Canadian economy created 560,000 new jobs in 2002, according to Statistics Canada

The Canadian economy roared ahead in 2002 with nearly 560,000 new jobs being created. That translates into an increase of 3.7 per cent and the strongest annual growth rate since 1987, according to Statistics Canada.

Consumer and government spending, a rise in exports and a booming housing market fuelled the growth and the employment rate, the proportion of the population employed, was higher than the U.S. rate for the first time since 1998 in November. In December the rate hit a record high of 62.4 per cent.

Exceeded expectations

The labour market performance in 2002 exceeded the expectations of the Organization for Economic Co-operation and Development, which had forecast employment growth in Canada at 1.3 per cent, later revised to 1.6 per cent.

On an annual average basis, employment actually increased 2.2 per cent in 2002. Canada’s gross domestic product increased 4.0 per cent from the third quarter of 2001, when the economy was at its low point for that year, to the third quarter of 2002.

Manufacturing rebounds

In 2001 the manufacturing sector was the main source of weakness in the economy. Last year it was a totally different picture as manufacturing rebounded, creating 125,000 jobs in the process.

That’s a gain of 5.6 per cent and is in sharp contrast to the decline of 112,000, or 4.8 per cent, in 2001.

The largest gains were in food processing and machinery production. Employment in food processing was up 23,000, or 9.8 per cent, and machinery manufacturing gained 19,000, or 16.6 per cent.

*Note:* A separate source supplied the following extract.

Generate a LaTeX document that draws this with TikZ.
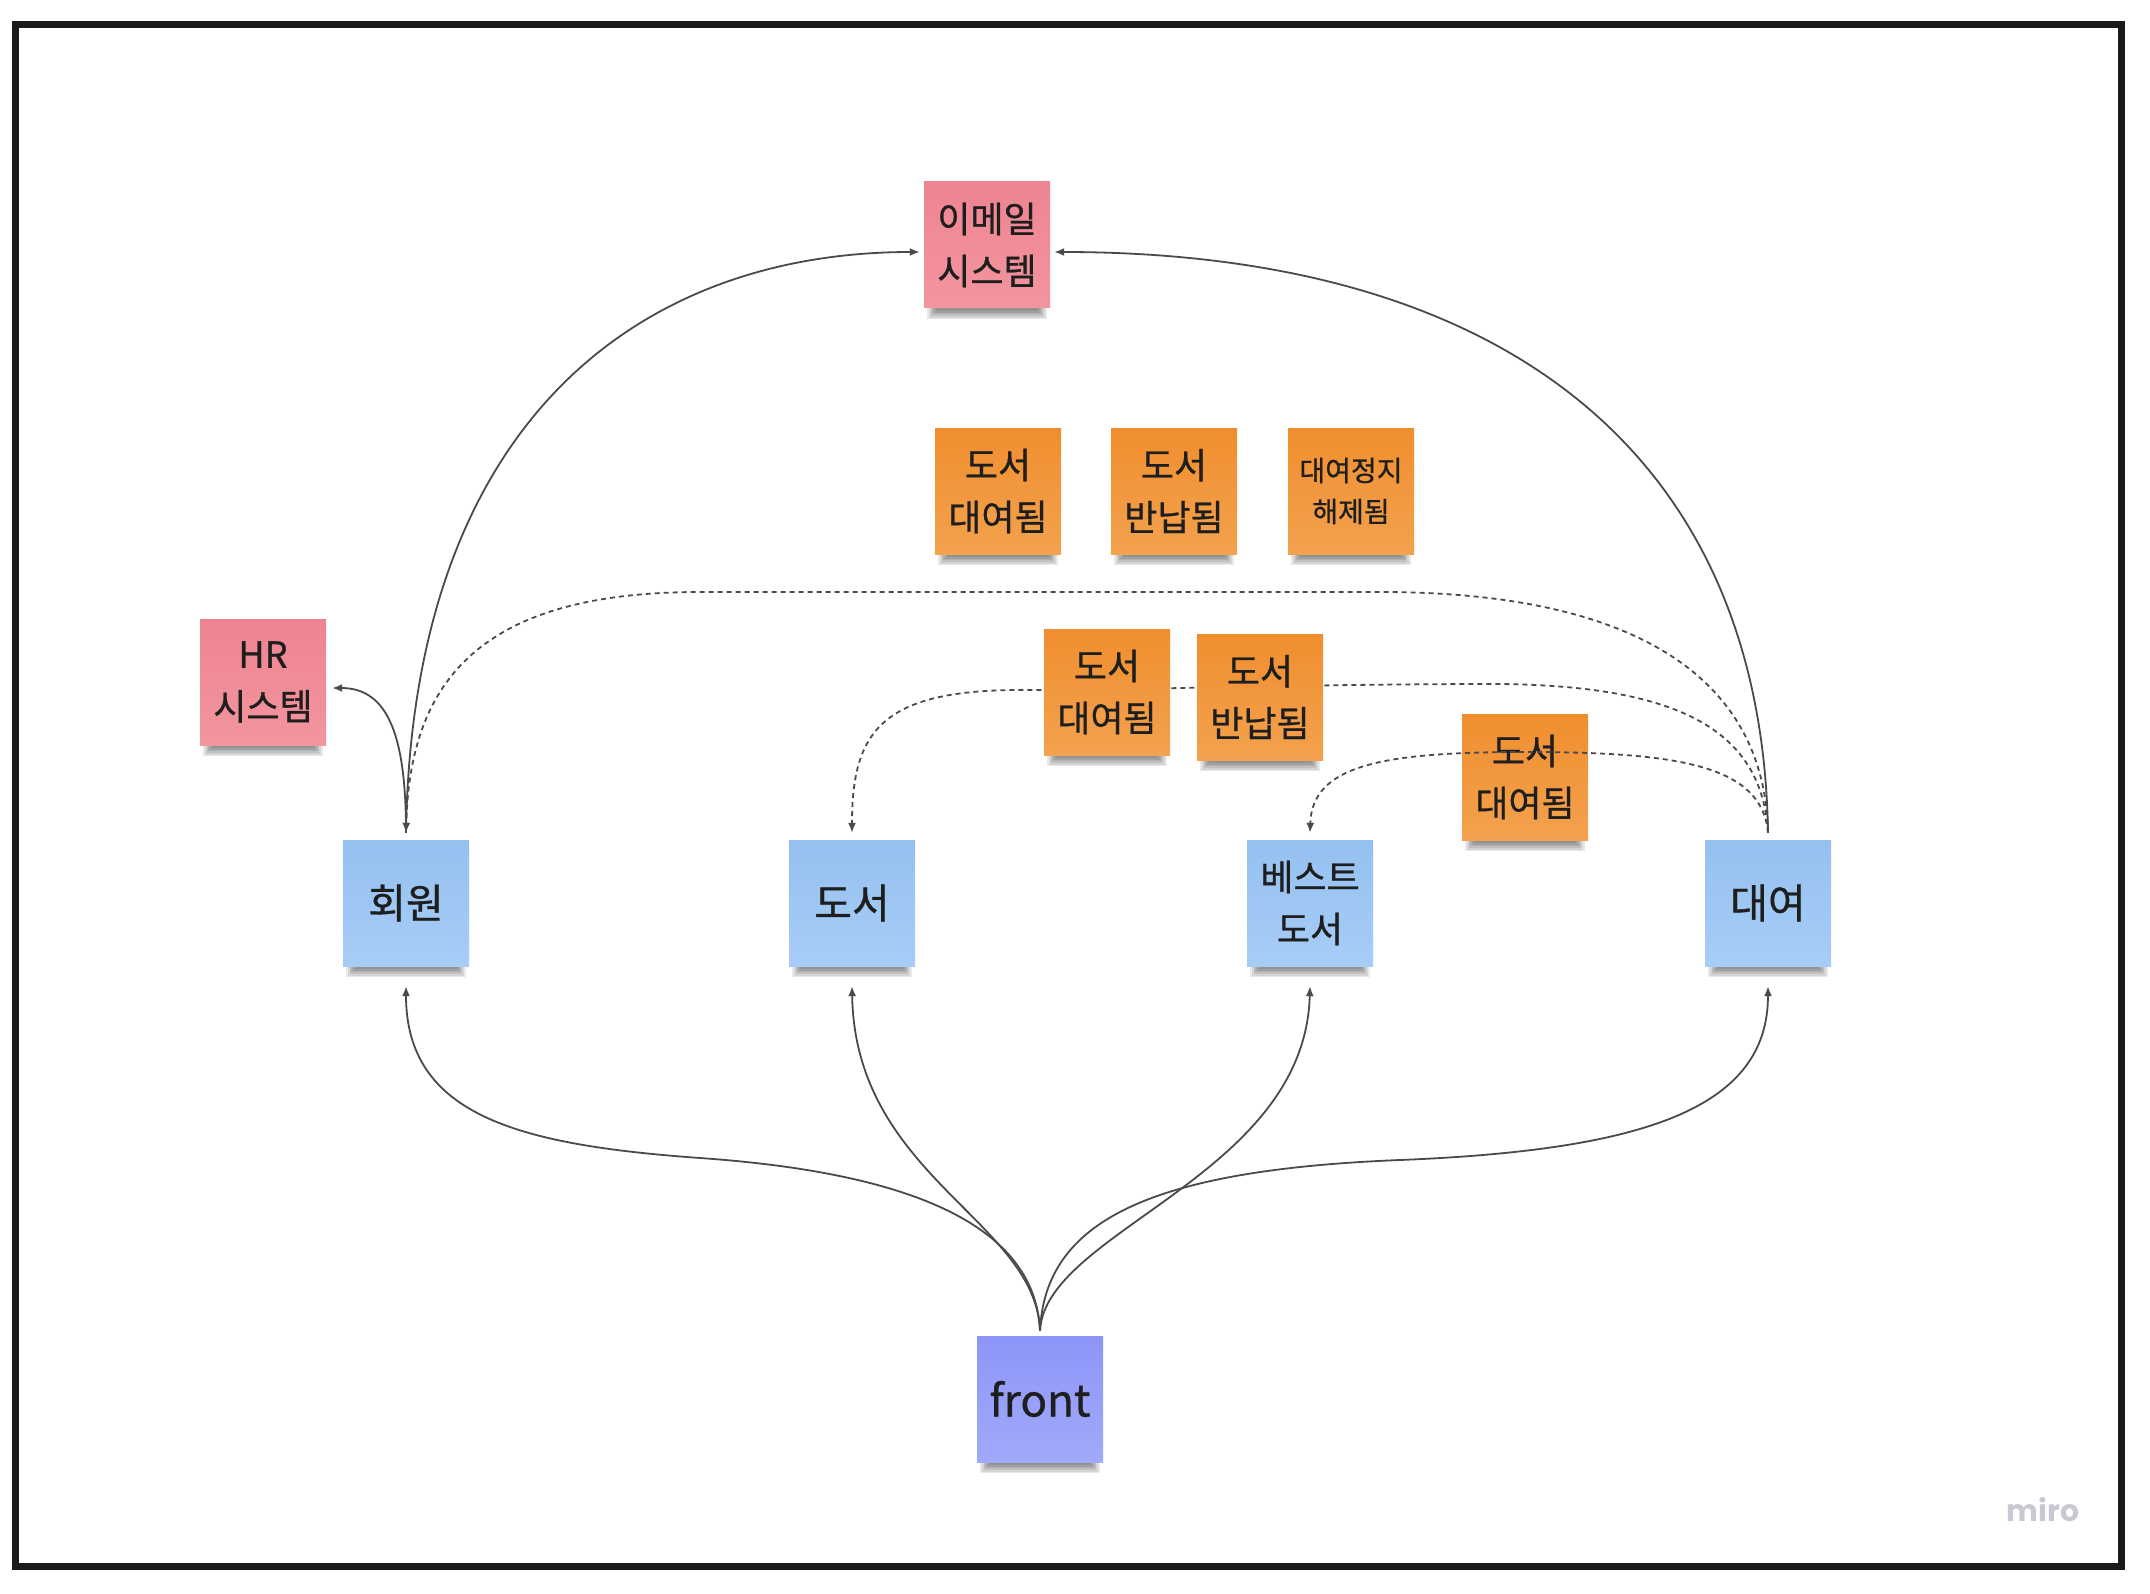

The automotive sector ended the year on a negative note, but helped drive the trend upward for most of 2002, according to Statistics Canada. As a result of strong sales from January to October, Canadian parts plants expanded output to meet increased demand from assembly plants across North America.

By August, automotive and parts employment was 15 per cent higher than it had been in August 2001. But soft sales in the U.S. in the fourth quarter led to plant shutdowns as inventories increased. Employment in motor vehicles and parts fell 21,000 in December, eliminating all the gains in the industry in 2002.

Good year for women

Employment for adult women jumped 244,000, or 4.2 per cent, in 2002. About one-fifth of the increase came from manufacturing, but women posted strong gains health care, social assistance, education and the federal public service.

By the end of the year, the unemployment rate for adult women had declined from 6.4 per cent to 6.1 per cent.

The Canadian Institute for Health Information had forecast health care spending to rise 6.3 per cent to $112.2 billion in 2002. This helped fuel employment in health care and social assistance by 90,000 jobs, or 5.7 per cent, the largest increase since 1989.

Job growth by province

Employment increased in every province with the exception of Newfoundland and Labrador in 2002, with Ontario and Quebec accounting for almost two-thirds of the total increase.

Ontario created 196,000 jobs (up 3.3 per cent) and Quebec tossed in another 168,000 (up 4.8 per cent). The lion’s share of the jobs created in Quebec came in Montreal, where employment jumped 108,000, or 6.4 per cent. In Toronto, employment gains were softer with an increase of 2.9 per cent, or 75,000 jobs.

Employment growth was also strong in British Columbia (up 4.2 per cent), mostly in the lower mainland area. Alberta increased 3.9 per cent, with the Edmonton area accounting for half the jobs. Saskatchewan posted the strongest gain of all the provinces with an increase of 5.5 per cent.